PROBLEM:
In the listing that follows, count each line containing the string "full" and report only the count.

ENTRIES SUPPLIED:
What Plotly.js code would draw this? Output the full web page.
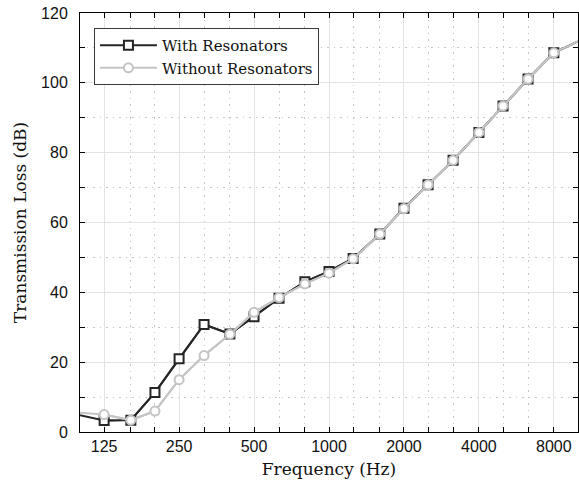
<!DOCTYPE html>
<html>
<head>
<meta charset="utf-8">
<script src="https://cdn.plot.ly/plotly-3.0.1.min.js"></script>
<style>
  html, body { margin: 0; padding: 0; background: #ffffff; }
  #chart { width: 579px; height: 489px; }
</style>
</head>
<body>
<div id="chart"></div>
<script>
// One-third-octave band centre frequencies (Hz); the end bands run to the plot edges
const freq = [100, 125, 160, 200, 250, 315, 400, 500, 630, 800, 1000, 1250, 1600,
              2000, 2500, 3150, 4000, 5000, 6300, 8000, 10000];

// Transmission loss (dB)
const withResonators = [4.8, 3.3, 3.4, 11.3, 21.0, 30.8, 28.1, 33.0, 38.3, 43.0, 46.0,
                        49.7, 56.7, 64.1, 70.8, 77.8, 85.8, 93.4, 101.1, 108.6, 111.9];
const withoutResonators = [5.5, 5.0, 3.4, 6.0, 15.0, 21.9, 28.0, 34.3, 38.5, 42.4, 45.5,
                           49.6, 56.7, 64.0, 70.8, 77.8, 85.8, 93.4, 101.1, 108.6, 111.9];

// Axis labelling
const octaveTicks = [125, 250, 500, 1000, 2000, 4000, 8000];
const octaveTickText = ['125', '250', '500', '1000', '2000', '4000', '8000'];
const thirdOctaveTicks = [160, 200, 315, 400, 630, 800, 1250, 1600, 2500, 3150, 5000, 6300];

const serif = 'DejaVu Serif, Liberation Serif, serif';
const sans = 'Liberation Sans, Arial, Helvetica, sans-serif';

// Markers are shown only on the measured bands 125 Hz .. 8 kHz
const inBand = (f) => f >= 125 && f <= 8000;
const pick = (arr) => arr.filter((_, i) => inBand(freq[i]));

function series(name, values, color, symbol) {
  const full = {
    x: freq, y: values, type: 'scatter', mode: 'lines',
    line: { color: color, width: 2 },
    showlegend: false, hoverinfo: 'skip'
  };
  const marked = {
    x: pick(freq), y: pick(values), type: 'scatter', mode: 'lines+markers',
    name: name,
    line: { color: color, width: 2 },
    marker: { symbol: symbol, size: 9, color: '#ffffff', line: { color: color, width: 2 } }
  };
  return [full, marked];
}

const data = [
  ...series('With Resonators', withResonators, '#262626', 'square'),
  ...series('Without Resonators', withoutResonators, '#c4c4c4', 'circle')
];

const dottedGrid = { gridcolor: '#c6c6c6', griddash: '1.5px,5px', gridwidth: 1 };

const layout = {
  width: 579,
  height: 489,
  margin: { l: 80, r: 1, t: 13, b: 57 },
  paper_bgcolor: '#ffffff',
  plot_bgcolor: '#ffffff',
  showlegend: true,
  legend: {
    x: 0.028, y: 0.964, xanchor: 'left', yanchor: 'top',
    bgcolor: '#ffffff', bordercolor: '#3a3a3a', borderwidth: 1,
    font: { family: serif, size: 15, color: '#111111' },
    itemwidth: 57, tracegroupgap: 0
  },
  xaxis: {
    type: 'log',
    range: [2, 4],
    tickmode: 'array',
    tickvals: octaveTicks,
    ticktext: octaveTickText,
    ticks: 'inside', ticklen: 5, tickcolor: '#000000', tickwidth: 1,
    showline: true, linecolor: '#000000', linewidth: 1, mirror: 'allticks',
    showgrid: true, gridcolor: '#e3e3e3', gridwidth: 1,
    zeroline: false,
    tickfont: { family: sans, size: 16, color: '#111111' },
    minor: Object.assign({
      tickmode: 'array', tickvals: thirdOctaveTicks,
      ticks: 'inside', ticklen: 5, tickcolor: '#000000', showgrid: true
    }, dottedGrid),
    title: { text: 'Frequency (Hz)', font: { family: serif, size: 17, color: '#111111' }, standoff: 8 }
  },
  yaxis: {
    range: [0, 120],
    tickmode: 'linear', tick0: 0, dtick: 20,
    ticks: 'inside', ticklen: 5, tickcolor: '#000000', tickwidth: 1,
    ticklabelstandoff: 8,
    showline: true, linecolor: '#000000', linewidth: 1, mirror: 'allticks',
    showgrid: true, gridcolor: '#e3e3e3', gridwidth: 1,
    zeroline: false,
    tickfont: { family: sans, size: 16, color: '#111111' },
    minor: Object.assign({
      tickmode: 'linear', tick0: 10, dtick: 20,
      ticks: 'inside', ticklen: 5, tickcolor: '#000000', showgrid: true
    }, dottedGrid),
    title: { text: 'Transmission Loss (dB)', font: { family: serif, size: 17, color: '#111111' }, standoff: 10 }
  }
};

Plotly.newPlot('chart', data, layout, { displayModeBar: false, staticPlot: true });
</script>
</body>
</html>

--

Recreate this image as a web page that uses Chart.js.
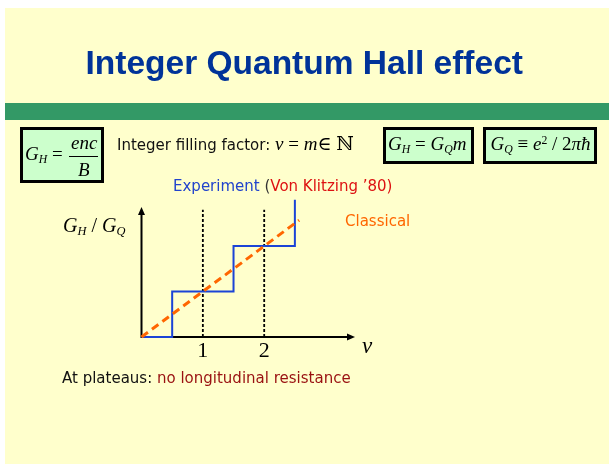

---

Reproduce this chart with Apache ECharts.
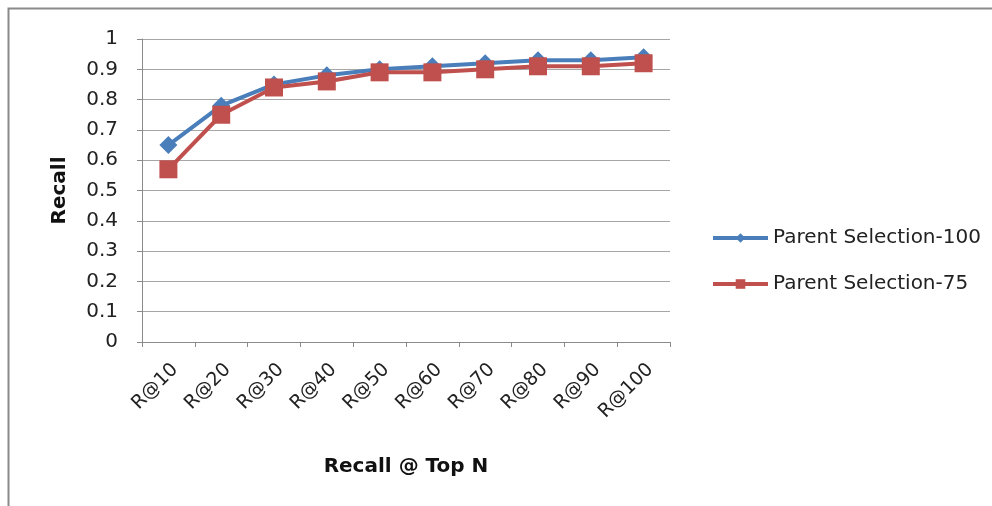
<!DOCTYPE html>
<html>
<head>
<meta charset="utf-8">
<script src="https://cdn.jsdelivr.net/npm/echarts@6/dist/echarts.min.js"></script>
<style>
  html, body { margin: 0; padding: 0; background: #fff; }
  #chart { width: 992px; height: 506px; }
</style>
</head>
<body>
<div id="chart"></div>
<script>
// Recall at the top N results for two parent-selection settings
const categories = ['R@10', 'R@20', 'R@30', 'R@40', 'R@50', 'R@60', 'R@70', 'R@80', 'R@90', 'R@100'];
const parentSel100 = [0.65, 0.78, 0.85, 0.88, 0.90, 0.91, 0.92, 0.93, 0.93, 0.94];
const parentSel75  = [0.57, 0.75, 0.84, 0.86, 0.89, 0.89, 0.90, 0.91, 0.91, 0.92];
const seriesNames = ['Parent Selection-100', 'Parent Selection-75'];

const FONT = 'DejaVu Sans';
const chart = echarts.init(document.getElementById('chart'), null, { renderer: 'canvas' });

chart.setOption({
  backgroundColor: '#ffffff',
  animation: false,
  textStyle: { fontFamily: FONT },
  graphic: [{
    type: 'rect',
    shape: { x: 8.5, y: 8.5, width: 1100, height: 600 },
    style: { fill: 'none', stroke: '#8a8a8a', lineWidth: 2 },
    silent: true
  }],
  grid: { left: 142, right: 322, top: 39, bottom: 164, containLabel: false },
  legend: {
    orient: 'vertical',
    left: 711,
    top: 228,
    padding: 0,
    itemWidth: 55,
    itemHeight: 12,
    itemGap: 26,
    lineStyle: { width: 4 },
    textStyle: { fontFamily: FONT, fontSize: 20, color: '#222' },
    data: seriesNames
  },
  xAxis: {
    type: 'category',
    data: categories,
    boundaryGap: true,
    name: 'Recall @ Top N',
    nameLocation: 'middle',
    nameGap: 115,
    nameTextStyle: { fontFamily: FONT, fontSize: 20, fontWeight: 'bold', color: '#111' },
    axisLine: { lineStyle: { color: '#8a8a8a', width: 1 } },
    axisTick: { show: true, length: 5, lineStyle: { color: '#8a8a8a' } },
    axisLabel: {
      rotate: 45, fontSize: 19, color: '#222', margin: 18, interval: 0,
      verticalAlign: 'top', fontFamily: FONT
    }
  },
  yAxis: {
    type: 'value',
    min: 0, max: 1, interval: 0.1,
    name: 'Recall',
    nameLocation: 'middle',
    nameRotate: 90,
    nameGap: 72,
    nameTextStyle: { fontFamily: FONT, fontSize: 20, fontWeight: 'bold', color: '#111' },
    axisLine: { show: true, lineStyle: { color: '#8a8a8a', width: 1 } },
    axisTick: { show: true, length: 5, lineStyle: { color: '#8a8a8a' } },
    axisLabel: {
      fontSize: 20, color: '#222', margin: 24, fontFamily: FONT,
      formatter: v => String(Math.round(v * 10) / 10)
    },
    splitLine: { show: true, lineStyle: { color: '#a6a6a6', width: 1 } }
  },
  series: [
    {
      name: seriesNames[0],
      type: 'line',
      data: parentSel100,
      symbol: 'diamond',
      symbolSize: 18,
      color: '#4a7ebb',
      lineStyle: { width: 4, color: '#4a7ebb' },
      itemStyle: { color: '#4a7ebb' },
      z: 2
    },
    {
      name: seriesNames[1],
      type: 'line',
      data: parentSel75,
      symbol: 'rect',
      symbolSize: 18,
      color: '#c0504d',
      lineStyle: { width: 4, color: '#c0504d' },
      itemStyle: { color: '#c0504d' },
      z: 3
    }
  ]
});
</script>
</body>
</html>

EXERCISE SOLUTION:
3